» Stored data

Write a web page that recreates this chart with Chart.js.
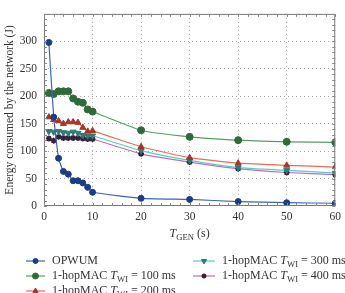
<!DOCTYPE html>
<html>
<head>
<meta charset="utf-8">
<script src="https://cdn.jsdelivr.net/npm/chart.js@4/dist/chart.umd.min.js"></script>
<style>
  html, body { margin: 0; padding: 0; background: #fff; }
  #wrap { position: relative; width: 345px; height: 293px; }
</style>
</head>
<body>
<div id="wrap"><canvas id="chart" width="345" height="293"></canvas></div>
<script>
const tGen = [1, 2, 3, 4, 5, 6, 7, 8, 9, 10, 20, 30, 40, 50, 60];
const opwum = [298, 162, 87, 63, 58, 46, 46, 42, 34, 25, 14, 12, 8, 6, 5];
const mac100 = [206, 204, 209, 209, 209, 196, 190, 188, 176, 172, 138, 126, 120, 117, 116];
const mac200 = [162, 157, 155, 150, 153, 153, 152, 143, 136, 137, 108, 88, 78, 74, 71];
const mac300 = [136, 135, 136, 134, 133, 135, 133, 129, 128, 128, 101, 83, 70, 65, 60];
const mac400 = [123, 119, 126, 124, 124, 124, 124, 123, 122, 122, 95, 80, 68, 61, 57];

const xTicks = [0, 10, 20, 30, 40, 50, 60];
const yTicks = [0, 50, 100, 150, 200, 250, 300];
const twiValues = [null, "100", "200", "300", "400"];

const SERIF = '"Liberation Serif", "DejaVu Serif", serif';

const series = [
  { label: "OPWUM", data: opwum, line: "#3d64b8", fill: "#1e3c80", style: "circle", radius: 3, rot: 0 },
  { label: "1-hopMAC TWI = 100 ms", data: mac100, line: "#55a060", fill: "#2f6b38", style: "circle", radius: 3.5, rot: 0 },
  { label: "1-hopMAC TWI = 200 ms", data: mac200, line: "#ee6a50", fill: "#a8342a", style: "triangle", radius: 3.5, rot: 0 },
  { label: "1-hopMAC TWI = 300 ms", data: mac300, line: "#5ccbc0", fill: "#2d7c78", style: "triangle", radius: 3.5, rot: 180 },
  { label: "1-hopMAC TWI = 400 ms", data: mac400, line: "#b571c8", fill: "#3a1e3c", style: "star", radius: 3, rot: 0 },
];

function drawRich(ctx, x, y, parts, size) {
  ctx.textBaseline = "middle";
  ctx.textAlign = "left";
  parts.forEach(([text, kind]) => {
    let dy = 0;
    if (kind === "i") ctx.font = `italic ${size}px ${SERIF}`;
    else if (kind === "s") { ctx.font = `${size * 0.72}px ${SERIF}`; dy = size * 0.28; }
    else ctx.font = `${size}px ${SERIF}`;
    ctx.fillText(text, x, y + dy);
    x += ctx.measureText(text).width;
  });
  return x;
}

const decorPlugin = {
  id: "decor",
  afterDatasetsDraw(chart) {
    const { ctx, chartArea: a, scales } = chart;
    ctx.save();
    // frame
    ctx.strokeStyle = "#777";
    ctx.lineWidth = 1;
    ctx.strokeRect(a.left + 0.5, a.top + 0.5, a.right - a.left - 1, a.bottom - a.top - 1);
    // minor ticks
    ctx.strokeStyle = "#888";
    ctx.beginPath();
    for (let v = 0; v <= 60; v += 2) {
      const px = Math.round(scales.x.getPixelForValue(v)) + 0.5;
      ctx.moveTo(px, a.bottom); ctx.lineTo(px, a.bottom - 3);
      ctx.moveTo(px, a.top); ctx.lineTo(px, a.top + 3);
    }
    for (let v = 0; v <= 350; v += 10) {
      const py = Math.round(scales.y.getPixelForValue(v)) + 0.5;
      ctx.moveTo(a.left, py); ctx.lineTo(a.left + 3, py);
      ctx.moveTo(a.right, py); ctx.lineTo(a.right - 3, py);
    }
    ctx.stroke();
    ctx.restore();
  },
  afterDraw(chart) {
    const { ctx, chartArea: a } = chart;
    ctx.save();
    ctx.fillStyle = "#333";
    // x axis title
    const size = 12;
    const parts = [["T", "i"], ["GEN", "s"], [" (s)", "n"]];
    let w = 0;
    parts.forEach(([t, k]) => {
      ctx.font = k === "i" ? `italic ${size}px ${SERIF}` : k === "s" ? `${size * 0.72}px ${SERIF}` : `${size}px ${SERIF}`;
      w += ctx.measureText(t).width;
    });
    drawRich(ctx, (a.left + a.right) / 2 - w / 2, 234, parts, size);

    // legend
    const cols = [{ x: 26, len: 19 }, { x: 193, len: 22 }];
    const rows = [261, 276, 291];
    series.forEach((s, i) => {
      const col = cols[i < 3 ? 0 : 1];
      const y = rows[i < 3 ? i : i - 3];
      ctx.strokeStyle = s.line;
      ctx.lineWidth = 1.2;
      ctx.beginPath();
      ctx.moveTo(col.x, y);
      ctx.lineTo(col.x + col.len, y);
      ctx.stroke();
      ctx.fillStyle = s.fill;
      ctx.strokeStyle = s.fill;
      ctx.lineWidth = s.style === "star" ? 1.6 : 1;
      Chart.helpers.drawPoint(ctx, { pointStyle: s.style, radius: s.radius - 0.5, rotation: s.rot, borderWidth: ctx.lineWidth }, col.x + col.len / 2, y);
      ctx.fillStyle = "#333";
      const tx = col.x + col.len + 7;
      if (twiValues[i]) {
        drawRich(ctx, tx, y, [["1-hopMAC ", "n"], ["T", "i"], ["WI", "s"], [" = " + twiValues[i] + " ms", "n"]], 12);
      } else {
        drawRich(ctx, tx, y, [[s.label, "n"]], 12);
      }
    });
    ctx.restore();
  },
};

new Chart(document.getElementById("chart"), {
  type: "line",
  data: {
    labels: tGen,
    datasets: series.map((s) => ({
      label: s.label,
      data: tGen.map((x, i) => ({ x, y: s.data[i] })),
      borderColor: s.line,
      borderWidth: 1.2,
      pointStyle: s.style,
      pointRadius: s.radius,
      pointRotation: s.rot,
      pointBackgroundColor: s.fill,
      pointBorderColor: s.fill,
      pointBorderWidth: s.style === "star" ? 1.6 : 1,
      tension: 0.15,
    })),
  },
  options: {
    responsive: false,
    animation: false,
    layout: { padding: { top: 5, right: 6, left: 0, bottom: 0 } },
    plugins: { legend: { display: false }, tooltip: { enabled: false } },
    scales: {
      x: {
        type: "linear",
        min: 0,
        max: 60,
        afterFit: (s) => { s.height = 87; },
        afterBuildTicks: (s) => { s.ticks = xTicks.map((v) => ({ value: v })); },
        ticks: { color: "#333", font: { family: SERIF, size: 11.5 }, padding: 4, maxRotation: 0 },
        grid: {
          color: (c) => (c.tick && (c.tick.value === 0 || c.tick.value === 60) ? "transparent" : "#aaa"),
          drawTicks: false,
        },
        border: { display: false, dash: [1, 3] },
      },
      y: {
        min: 0,
        max: 350,
        afterFit: (s) => { s.width = 44; },
        afterBuildTicks: (s) => { s.ticks = yTicks.map((v) => ({ value: v })); },
        ticks: { color: "#333", font: { family: SERIF, size: 11.5 }, padding: 7 },
        grid: {
          color: (c) => (c.tick && c.tick.value === 0 ? "transparent" : "#aaa"),
          drawTicks: false,
        },
        border: { display: false, dash: [1, 3] },
        title: {
          display: true,
          text: "Energy consumed by the network (J)",
          color: "#333",
          font: { family: SERIF, size: 11.5 },
          padding: { top: 3, bottom: 0 },
        },
      },
    },
  },
  plugins: [decorPlugin],
});
</script>
</body>
</html>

» Problem to solve
Quote each line of the listing exactly, but leave the pictures out.

» Task output
Write a web page that recreates this chart with Chart.js.
<!DOCTYPE html>
<html>
<head>
<meta charset="utf-8">
<script src="https://cdn.jsdelivr.net/npm/chart.js@4/dist/chart.umd.min.js"></script>
<style>
  html, body { margin: 0; padding: 0; background: #fff; }
  #wrap { position: relative; width: 345px; height: 293px; }
</style>
</head>
<body>
<div id="wrap"><canvas id="chart" width="345" height="293"></canvas></div>
<script>
const tGen = [1, 2, 3, 4, 5, 6, 7, 8, 9, 10, 20, 30, 40, 50, 60];
const opwum = [298, 162, 87, 63, 58, 46, 46, 42, 34, 25, 14, 12, 8, 6, 5];
const mac100 = [206, 204, 209, 209, 209, 196, 190, 188, 176, 172, 138, 126, 120, 117, 116];
const mac200 = [162, 157, 155, 150, 153, 153, 152, 143, 136, 137, 108, 88, 78, 74, 71];
const mac300 = [136, 135, 136, 134, 133, 135, 133, 129, 128, 128, 101, 83, 70, 65, 60];
const mac400 = [123, 119, 126, 124, 124, 124, 124, 123, 122, 122, 95, 80, 68, 61, 57];

const xTicks = [0, 10, 20, 30, 40, 50, 60];
const yTicks = [0, 50, 100, 150, 200, 250, 300];
const twiValues = [null, "100", "200", "300", "400"];

const SERIF = '"Liberation Serif", "DejaVu Serif", serif';

const series = [
  { label: "OPWUM", data: opwum, line: "#3d64b8", fill: "#1e3c80", style: "circle", radius: 3, rot: 0 },
  { label: "1-hopMAC TWI = 100 ms", data: mac100, line: "#55a060", fill: "#2f6b38", style: "circle", radius: 3.5, rot: 0 },
  { label: "1-hopMAC TWI = 200 ms", data: mac200, line: "#ee6a50", fill: "#a8342a", style: "triangle", radius: 3.5, rot: 0 },
  { label: "1-hopMAC TWI = 300 ms", data: mac300, line: "#5ccbc0", fill: "#2d7c78", style: "triangle", radius: 3.5, rot: 180 },
  { label: "1-hopMAC TWI = 400 ms", data: mac400, line: "#b571c8", fill: "#3a1e3c", style: "star", radius: 3, rot: 0 },
];

function drawRich(ctx, x, y, parts, size) {
  ctx.textBaseline = "middle";
  ctx.textAlign = "left";
  parts.forEach(([text, kind]) => {
    let dy = 0;
    if (kind === "i") ctx.font = `italic ${size}px ${SERIF}`;
    else if (kind === "s") { ctx.font = `${size * 0.72}px ${SERIF}`; dy = size * 0.28; }
    else ctx.font = `${size}px ${SERIF}`;
    ctx.fillText(text, x, y + dy);
    x += ctx.measureText(text).width;
  });
  return x;
}

const decorPlugin = {
  id: "decor",
  afterDatasetsDraw(chart) {
    const { ctx, chartArea: a, scales } = chart;
    ctx.save();
    // frame
    ctx.strokeStyle = "#777";
    ctx.lineWidth = 1;
    ctx.strokeRect(a.left + 0.5, a.top + 0.5, a.right - a.left - 1, a.bottom - a.top - 1);
    // minor ticks
    ctx.strokeStyle = "#888";
    ctx.beginPath();
    for (let v = 0; v <= 60; v += 2) {
      const px = Math.round(scales.x.getPixelForValue(v)) + 0.5;
      ctx.moveTo(px, a.bottom); ctx.lineTo(px, a.bottom - 3);
      ctx.moveTo(px, a.top); ctx.lineTo(px, a.top + 3);
    }
    for (let v = 0; v <= 350; v += 10) {
      const py = Math.round(scales.y.getPixelForValue(v)) + 0.5;
      ctx.moveTo(a.left, py); ctx.lineTo(a.left + 3, py);
      ctx.moveTo(a.right, py); ctx.lineTo(a.right - 3, py);
    }
    ctx.stroke();
    ctx.restore();
  },
  afterDraw(chart) {
    const { ctx, chartArea: a } = chart;
    ctx.save();
    ctx.fillStyle = "#333";
    // x axis title
    const size = 12;
    const parts = [["T", "i"], ["GEN", "s"], [" (s)", "n"]];
    let w = 0;
    parts.forEach(([t, k]) => {
      ctx.font = k === "i" ? `italic ${size}px ${SERIF}` : k === "s" ? `${size * 0.72}px ${SERIF}` : `${size}px ${SERIF}`;
      w += ctx.measureText(t).width;
    });
    drawRich(ctx, (a.left + a.right) / 2 - w / 2, 234, parts, size);

    // legend
    const cols = [{ x: 26, len: 19 }, { x: 193, len: 22 }];
    const rows = [261, 276, 291];
    series.forEach((s, i) => {
      const col = cols[i < 3 ? 0 : 1];
      const y = rows[i < 3 ? i : i - 3];
      ctx.strokeStyle = s.line;
      ctx.lineWidth = 1.2;
      ctx.beginPath();
      ctx.moveTo(col.x, y);
      ctx.lineTo(col.x + col.len, y);
      ctx.stroke();
      ctx.fillStyle = s.fill;
      ctx.strokeStyle = s.fill;
      ctx.lineWidth = s.style === "star" ? 1.6 : 1;
      Chart.helpers.drawPoint(ctx, { pointStyle: s.style, radius: s.radius - 0.5, rotation: s.rot, borderWidth: ctx.lineWidth }, col.x + col.len / 2, y);
      ctx.fillStyle = "#333";
      const tx = col.x + col.len + 7;
      if (twiValues[i]) {
        drawRich(ctx, tx, y, [["1-hopMAC ", "n"], ["T", "i"], ["WI", "s"], [" = " + twiValues[i] + " ms", "n"]], 12);
      } else {
        drawRich(ctx, tx, y, [[s.label, "n"]], 12);
      }
    });
    ctx.restore();
  },
};

new Chart(document.getElementById("chart"), {
  type: "line",
  data: {
    labels: tGen,
    datasets: series.map((s) => ({
      label: s.label,
      data: tGen.map((x, i) => ({ x, y: s.data[i] })),
      borderColor: s.line,
      borderWidth: 1.2,
      pointStyle: s.style,
      pointRadius: s.radius,
      pointRotation: s.rot,
      pointBackgroundColor: s.fill,
      pointBorderColor: s.fill,
      pointBorderWidth: s.style === "star" ? 1.6 : 1,
      tension: 0.15,
    })),
  },
  options: {
    responsive: false,
    animation: false,
    layout: { padding: { top: 5, right: 6, left: 0, bottom: 0 } },
    plugins: { legend: { display: false }, tooltip: { enabled: false } },
    scales: {
      x: {
        type: "linear",
        min: 0,
        max: 60,
        afterFit: (s) => { s.height = 87; },
        afterBuildTicks: (s) => { s.ticks = xTicks.map((v) => ({ value: v })); },
        ticks: { color: "#333", font: { family: SERIF, size: 11.5 }, padding: 4, maxRotation: 0 },
        grid: {
          color: (c) => (c.tick && (c.tick.value === 0 || c.tick.value === 60) ? "transparent" : "#aaa"),
          drawTicks: false,
        },
        border: { display: false, dash: [1, 3] },
      },
      y: {
        min: 0,
        max: 350,
        afterFit: (s) => { s.width = 44; },
        afterBuildTicks: (s) => { s.ticks = yTicks.map((v) => ({ value: v })); },
        ticks: { color: "#333", font: { family: SERIF, size: 11.5 }, padding: 7 },
        grid: {
          color: (c) => (c.tick && c.tick.value === 0 ? "transparent" : "#aaa"),
          drawTicks: false,
        },
        border: { display: false, dash: [1, 3] },
        title: {
          display: true,
          text: "Energy consumed by the network (J)",
          color: "#333",
          font: { family: SERIF, size: 11.5 },
          padding: { top: 3, bottom: 0 },
        },
      },
    },
  },
  plugins: [decorPlugin],
});
</script>
</body>
</html>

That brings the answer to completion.